_Rows from a dataset of charts and code_
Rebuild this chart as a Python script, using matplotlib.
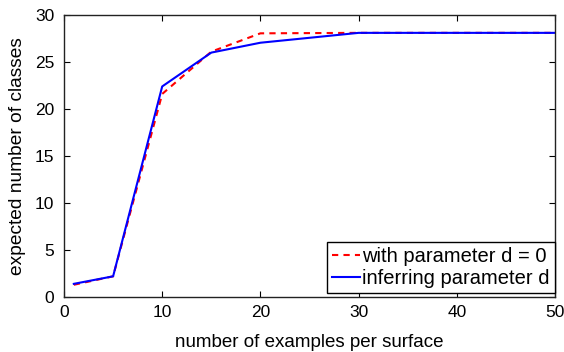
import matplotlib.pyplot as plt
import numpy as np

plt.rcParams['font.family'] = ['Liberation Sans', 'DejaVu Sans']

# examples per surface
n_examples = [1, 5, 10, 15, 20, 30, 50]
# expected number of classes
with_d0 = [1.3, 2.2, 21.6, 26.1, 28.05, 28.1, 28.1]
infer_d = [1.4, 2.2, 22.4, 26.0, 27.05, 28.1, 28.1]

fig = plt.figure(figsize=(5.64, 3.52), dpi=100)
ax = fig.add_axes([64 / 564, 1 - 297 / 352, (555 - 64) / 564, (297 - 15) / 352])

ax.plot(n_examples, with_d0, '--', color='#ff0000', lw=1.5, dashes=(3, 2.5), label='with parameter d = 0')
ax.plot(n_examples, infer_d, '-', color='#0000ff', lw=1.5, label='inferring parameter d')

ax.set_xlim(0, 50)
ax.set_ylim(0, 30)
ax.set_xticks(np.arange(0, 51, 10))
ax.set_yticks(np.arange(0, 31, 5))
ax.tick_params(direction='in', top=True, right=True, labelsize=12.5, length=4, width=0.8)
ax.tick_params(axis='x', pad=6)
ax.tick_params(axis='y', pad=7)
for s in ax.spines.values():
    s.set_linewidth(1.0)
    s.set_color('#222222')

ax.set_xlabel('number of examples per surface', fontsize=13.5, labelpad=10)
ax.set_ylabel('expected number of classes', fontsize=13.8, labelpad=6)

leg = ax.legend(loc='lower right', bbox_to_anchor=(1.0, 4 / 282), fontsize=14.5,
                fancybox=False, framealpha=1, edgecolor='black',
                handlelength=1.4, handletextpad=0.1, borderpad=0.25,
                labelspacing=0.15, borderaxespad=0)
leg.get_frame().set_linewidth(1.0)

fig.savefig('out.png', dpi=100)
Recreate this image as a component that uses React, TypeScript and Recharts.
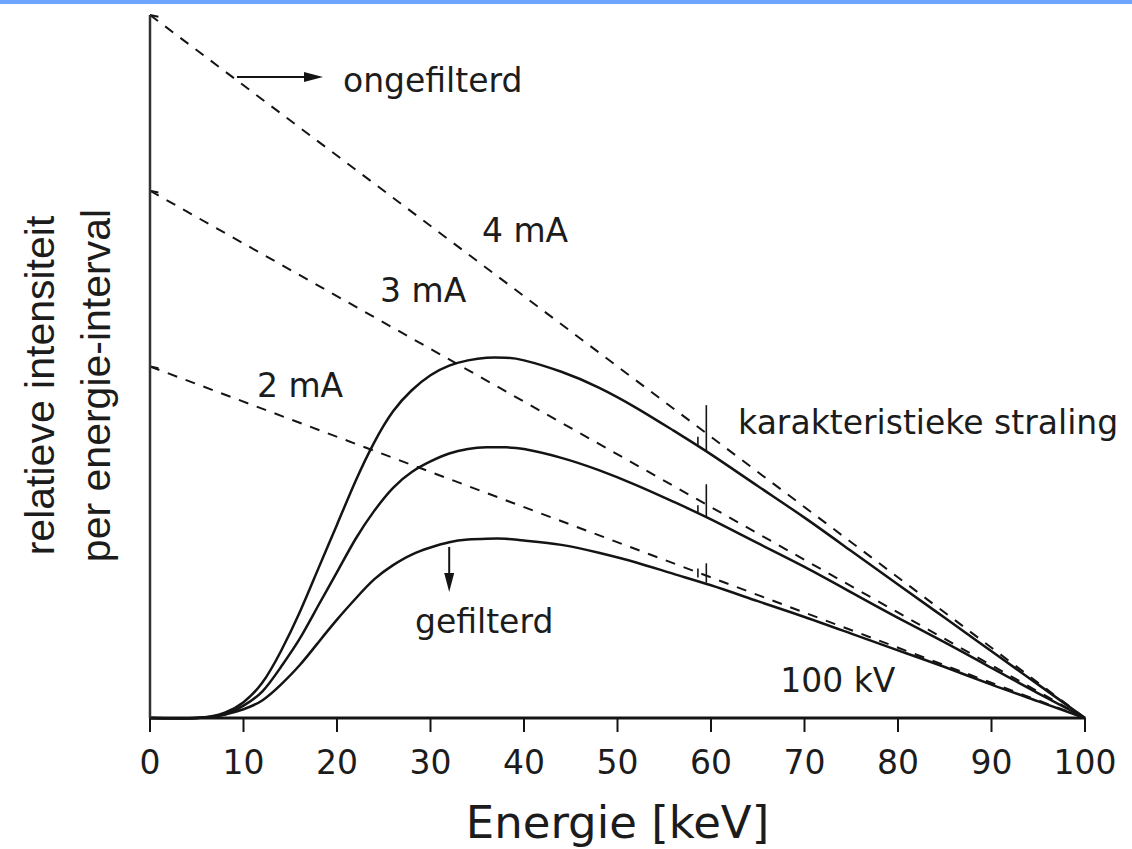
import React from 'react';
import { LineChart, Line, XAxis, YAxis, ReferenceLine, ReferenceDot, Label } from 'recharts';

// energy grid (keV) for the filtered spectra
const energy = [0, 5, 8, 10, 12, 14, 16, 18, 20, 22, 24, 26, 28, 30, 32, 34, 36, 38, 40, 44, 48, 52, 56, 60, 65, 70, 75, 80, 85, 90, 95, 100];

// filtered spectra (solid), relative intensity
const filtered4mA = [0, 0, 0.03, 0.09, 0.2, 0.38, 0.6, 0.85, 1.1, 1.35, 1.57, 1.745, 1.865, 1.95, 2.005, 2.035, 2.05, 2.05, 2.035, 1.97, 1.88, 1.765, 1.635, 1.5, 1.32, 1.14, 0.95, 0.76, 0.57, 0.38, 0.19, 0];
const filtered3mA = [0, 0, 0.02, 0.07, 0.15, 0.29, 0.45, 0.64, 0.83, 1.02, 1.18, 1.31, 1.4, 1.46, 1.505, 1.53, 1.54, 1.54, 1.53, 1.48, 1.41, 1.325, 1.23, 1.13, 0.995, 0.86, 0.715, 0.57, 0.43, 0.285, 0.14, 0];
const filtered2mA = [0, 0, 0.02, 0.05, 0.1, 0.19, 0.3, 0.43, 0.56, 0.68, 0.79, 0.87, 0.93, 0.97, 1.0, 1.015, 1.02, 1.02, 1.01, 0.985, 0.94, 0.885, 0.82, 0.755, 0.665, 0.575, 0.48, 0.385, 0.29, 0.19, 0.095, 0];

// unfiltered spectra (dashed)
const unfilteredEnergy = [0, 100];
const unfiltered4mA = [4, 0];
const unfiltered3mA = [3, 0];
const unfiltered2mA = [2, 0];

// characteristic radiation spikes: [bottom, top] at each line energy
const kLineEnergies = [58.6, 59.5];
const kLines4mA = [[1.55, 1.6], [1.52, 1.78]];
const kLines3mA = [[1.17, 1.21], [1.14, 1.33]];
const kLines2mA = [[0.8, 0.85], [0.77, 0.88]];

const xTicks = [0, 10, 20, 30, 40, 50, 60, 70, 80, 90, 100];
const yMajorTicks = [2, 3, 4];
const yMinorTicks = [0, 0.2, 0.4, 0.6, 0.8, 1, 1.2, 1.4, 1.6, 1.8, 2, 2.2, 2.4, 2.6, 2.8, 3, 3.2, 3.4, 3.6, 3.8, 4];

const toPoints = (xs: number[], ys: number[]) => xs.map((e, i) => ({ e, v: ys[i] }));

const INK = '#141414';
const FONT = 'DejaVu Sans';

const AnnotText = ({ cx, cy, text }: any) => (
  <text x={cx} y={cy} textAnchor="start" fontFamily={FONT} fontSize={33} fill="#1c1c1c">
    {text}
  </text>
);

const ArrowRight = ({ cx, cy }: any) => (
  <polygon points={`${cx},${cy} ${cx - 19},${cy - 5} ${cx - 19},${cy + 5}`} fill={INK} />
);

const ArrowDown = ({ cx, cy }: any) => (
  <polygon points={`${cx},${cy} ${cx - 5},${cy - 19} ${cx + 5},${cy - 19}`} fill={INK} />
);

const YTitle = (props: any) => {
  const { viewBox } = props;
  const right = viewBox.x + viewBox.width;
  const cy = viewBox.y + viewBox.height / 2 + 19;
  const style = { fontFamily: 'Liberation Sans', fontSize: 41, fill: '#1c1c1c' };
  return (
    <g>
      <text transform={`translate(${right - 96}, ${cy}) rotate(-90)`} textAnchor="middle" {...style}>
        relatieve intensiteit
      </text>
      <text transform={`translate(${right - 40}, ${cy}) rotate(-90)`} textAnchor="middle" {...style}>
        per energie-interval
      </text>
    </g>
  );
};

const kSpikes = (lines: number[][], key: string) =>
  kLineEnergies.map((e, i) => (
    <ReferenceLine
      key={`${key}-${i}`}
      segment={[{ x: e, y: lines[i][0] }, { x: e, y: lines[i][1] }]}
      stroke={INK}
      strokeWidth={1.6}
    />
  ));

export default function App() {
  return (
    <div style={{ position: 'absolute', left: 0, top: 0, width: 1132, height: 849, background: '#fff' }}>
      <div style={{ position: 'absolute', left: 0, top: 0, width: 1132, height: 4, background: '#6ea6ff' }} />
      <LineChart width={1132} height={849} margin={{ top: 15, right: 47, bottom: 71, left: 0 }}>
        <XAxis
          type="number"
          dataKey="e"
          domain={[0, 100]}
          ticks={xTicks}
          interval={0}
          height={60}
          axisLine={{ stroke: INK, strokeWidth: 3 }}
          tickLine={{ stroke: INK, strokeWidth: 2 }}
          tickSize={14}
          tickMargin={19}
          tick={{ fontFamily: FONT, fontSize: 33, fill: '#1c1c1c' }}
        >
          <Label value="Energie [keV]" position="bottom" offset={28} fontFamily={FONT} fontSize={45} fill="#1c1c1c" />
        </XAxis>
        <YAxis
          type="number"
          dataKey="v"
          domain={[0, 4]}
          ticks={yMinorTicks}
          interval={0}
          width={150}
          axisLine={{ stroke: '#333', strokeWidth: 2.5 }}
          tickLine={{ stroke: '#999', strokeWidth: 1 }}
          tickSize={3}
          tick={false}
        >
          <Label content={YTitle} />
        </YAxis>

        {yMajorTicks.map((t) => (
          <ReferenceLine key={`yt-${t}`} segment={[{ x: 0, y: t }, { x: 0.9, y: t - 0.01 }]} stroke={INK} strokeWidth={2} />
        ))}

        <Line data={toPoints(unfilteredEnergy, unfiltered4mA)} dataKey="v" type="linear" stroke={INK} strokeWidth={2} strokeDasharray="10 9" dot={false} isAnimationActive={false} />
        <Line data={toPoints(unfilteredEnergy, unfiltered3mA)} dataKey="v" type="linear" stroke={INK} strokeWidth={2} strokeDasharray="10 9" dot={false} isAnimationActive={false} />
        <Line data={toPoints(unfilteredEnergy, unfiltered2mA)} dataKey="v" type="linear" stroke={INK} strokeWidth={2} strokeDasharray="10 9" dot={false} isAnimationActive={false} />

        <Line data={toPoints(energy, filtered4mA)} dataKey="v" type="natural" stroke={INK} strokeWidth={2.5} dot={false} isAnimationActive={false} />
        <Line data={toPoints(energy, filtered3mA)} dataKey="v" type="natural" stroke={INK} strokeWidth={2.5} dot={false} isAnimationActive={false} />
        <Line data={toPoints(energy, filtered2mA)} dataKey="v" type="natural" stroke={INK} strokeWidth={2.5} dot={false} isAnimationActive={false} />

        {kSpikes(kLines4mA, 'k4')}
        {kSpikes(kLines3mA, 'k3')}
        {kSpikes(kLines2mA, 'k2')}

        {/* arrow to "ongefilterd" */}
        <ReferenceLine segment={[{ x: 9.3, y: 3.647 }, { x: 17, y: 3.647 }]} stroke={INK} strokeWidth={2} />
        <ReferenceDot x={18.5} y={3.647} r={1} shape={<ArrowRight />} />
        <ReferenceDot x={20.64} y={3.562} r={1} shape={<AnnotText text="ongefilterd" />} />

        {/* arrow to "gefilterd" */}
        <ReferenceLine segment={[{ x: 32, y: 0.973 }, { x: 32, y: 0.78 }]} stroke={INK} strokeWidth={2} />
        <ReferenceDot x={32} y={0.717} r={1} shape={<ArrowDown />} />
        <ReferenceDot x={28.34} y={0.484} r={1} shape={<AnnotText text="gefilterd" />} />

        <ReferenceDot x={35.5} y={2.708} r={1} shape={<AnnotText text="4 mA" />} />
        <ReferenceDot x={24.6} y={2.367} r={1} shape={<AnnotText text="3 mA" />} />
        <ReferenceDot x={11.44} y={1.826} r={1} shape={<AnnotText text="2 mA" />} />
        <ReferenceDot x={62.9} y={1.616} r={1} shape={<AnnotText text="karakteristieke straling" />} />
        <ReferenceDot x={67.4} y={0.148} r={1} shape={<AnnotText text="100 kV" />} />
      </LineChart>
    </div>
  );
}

_Work required_
From the top of the listing above, repeat each line exactly until you reach the line containing "ax = fig.add_axes([64", and repeat that one too. Leave the pictures out.

_Answer to the task_
Rebuild this chart as a Python script, using matplotlib.
import matplotlib.pyplot as plt
import numpy as np

plt.rcParams['font.family'] = ['Liberation Sans', 'DejaVu Sans']

# examples per surface
n_examples = [1, 5, 10, 15, 20, 30, 50]
# expected number of classes
with_d0 = [1.3, 2.2, 21.6, 26.1, 28.05, 28.1, 28.1]
infer_d = [1.4, 2.2, 22.4, 26.0, 27.05, 28.1, 28.1]

fig = plt.figure(figsize=(5.64, 3.52), dpi=100)
ax = fig.add_axes([64 / 564, 1 - 297 / 352, (555 - 64) / 564, (297 - 15) / 352])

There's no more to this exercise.